**SUPPLIED INFORMATION:**
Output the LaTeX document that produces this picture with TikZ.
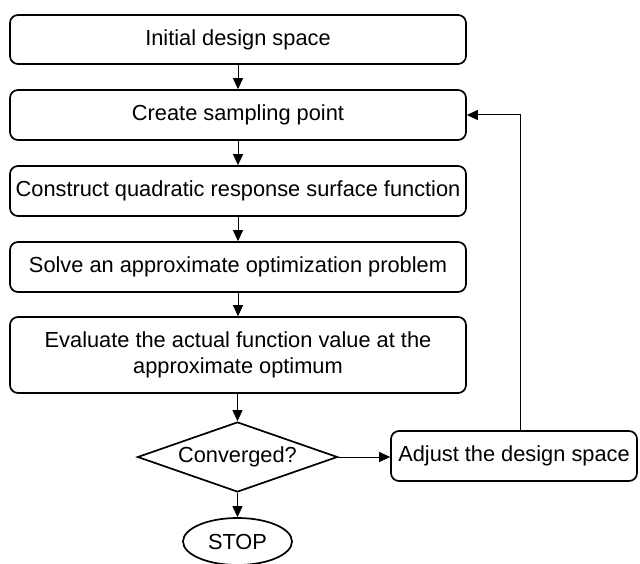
\documentclass[tikz,border=0pt]{standalone}
\usepackage{fontspec}
\setmainfont{Liberation Sans}
\usetikzlibrary{shapes.geometric,arrows.meta}
\begin{document}
\begin{tikzpicture}[x=1pt,y=-1pt,
  every node/.style={font=\fontsize{21.8}{26.5}\selectfont, align=center},
  procbox/.style={draw, line width=1.7pt, rounded corners=8pt, inner sep=0pt},
  decision/.style={draw, line width=1.7pt, diamond, shape aspect=2.86, inner sep=0pt, minimum width=200pt, minimum height=70pt},
  terminal/.style={draw, line width=1.7pt, ellipse, inner sep=0pt, minimum width=109pt, minimum height=47pt},
  arr/.style={line width=1pt, -{Triangle[length=11pt,width=10pt]}}]
\useasboundingbox (0,0) rectangle (640,564);
\node[procbox, minimum width=456pt, minimum height=49pt] (b1) at (238,39.5) {Initial design space};
\node[procbox, minimum width=456pt, minimum height=50pt] (b2) at (238,115) {Create sampling point};
\node[procbox, minimum width=456pt, minimum height=50pt] (b3) at (238,191) {Construct quadratic response surface function};
\node[procbox, minimum width=456pt, minimum height=50pt] (b4) at (238,267) {Solve an approximate optimization problem};
\node[procbox, minimum width=456pt, minimum height=76pt] (b5) at (238,355) {Evaluate the actual function value at the\\approximate optimum};
\node[decision] (dec) at (237.5,457) {Converged?};
\node[procbox, minimum width=246pt, minimum height=50pt] (adj) at (514,456) {Adjust the design space};
\node[terminal] (stop) at (237.5,541.5) {STOP};
\coordinate (fb) at (520,0);
\draw[arr] (b1) -- (b2);
\draw[arr] (b2) -- (b3);
\draw[arr] (b3) -- (b4);
\draw[arr] (b4) -- (b5);
\draw[arr] (b5.south -| dec.north) -- (dec.north);
\draw[arr] (dec.east) -- (adj.west |- dec.east);
\draw[arr] (dec.south) -- (stop.north);
\draw[arr] (adj.north -| fb) |- (b2.east);
\end{tikzpicture}
\end{document}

**TASK DESCRIPTION:**
Repeat the data exactly, dropping every picture it holds.

**COMPLETED EXERCISE:**
Output the LaTeX document that produces this picture with TikZ.
\documentclass[tikz,border=0pt]{standalone}
\usepackage{fontspec}
\setmainfont{Liberation Sans}
\usetikzlibrary{shapes.geometric,arrows.meta}
\begin{document}
\begin{tikzpicture}[x=1pt,y=-1pt,
  every node/.style={font=\fontsize{21.8}{26.5}\selectfont, align=center},
  procbox/.style={draw, line width=1.7pt, rounded corners=8pt, inner sep=0pt},
  decision/.style={draw, line width=1.7pt, diamond, shape aspect=2.86, inner sep=0pt, minimum width=200pt, minimum height=70pt},
  terminal/.style={draw, line width=1.7pt, ellipse, inner sep=0pt, minimum width=109pt, minimum height=47pt},
  arr/.style={line width=1pt, -{Triangle[length=11pt,width=10pt]}}]
\useasboundingbox (0,0) rectangle (640,564);
\node[procbox, minimum width=456pt, minimum height=49pt] (b1) at (238,39.5) {Initial design space};
\node[procbox, minimum width=456pt, minimum height=50pt] (b2) at (238,115) {Create sampling point};
\node[procbox, minimum width=456pt, minimum height=50pt] (b3) at (238,191) {Construct quadratic response surface function};
\node[procbox, minimum width=456pt, minimum height=50pt] (b4) at (238,267) {Solve an approximate optimization problem};
\node[procbox, minimum width=456pt, minimum height=76pt] (b5) at (238,355) {Evaluate the actual function value at the\\approximate optimum};
\node[decision] (dec) at (237.5,457) {Converged?};
\node[procbox, minimum width=246pt, minimum height=50pt] (adj) at (514,456) {Adjust the design space};
\node[terminal] (stop) at (237.5,541.5) {STOP};
\coordinate (fb) at (520,0);
\draw[arr] (b1) -- (b2);
\draw[arr] (b2) -- (b3);
\draw[arr] (b3) -- (b4);
\draw[arr] (b4) -- (b5);
\draw[arr] (b5.south -| dec.north) -- (dec.north);
\draw[arr] (dec.east) -- (adj.west |- dec.east);
\draw[arr] (dec.south) -- (stop.north);
\draw[arr] (adj.north -| fb) |- (b2.east);
\end{tikzpicture}
\end{document}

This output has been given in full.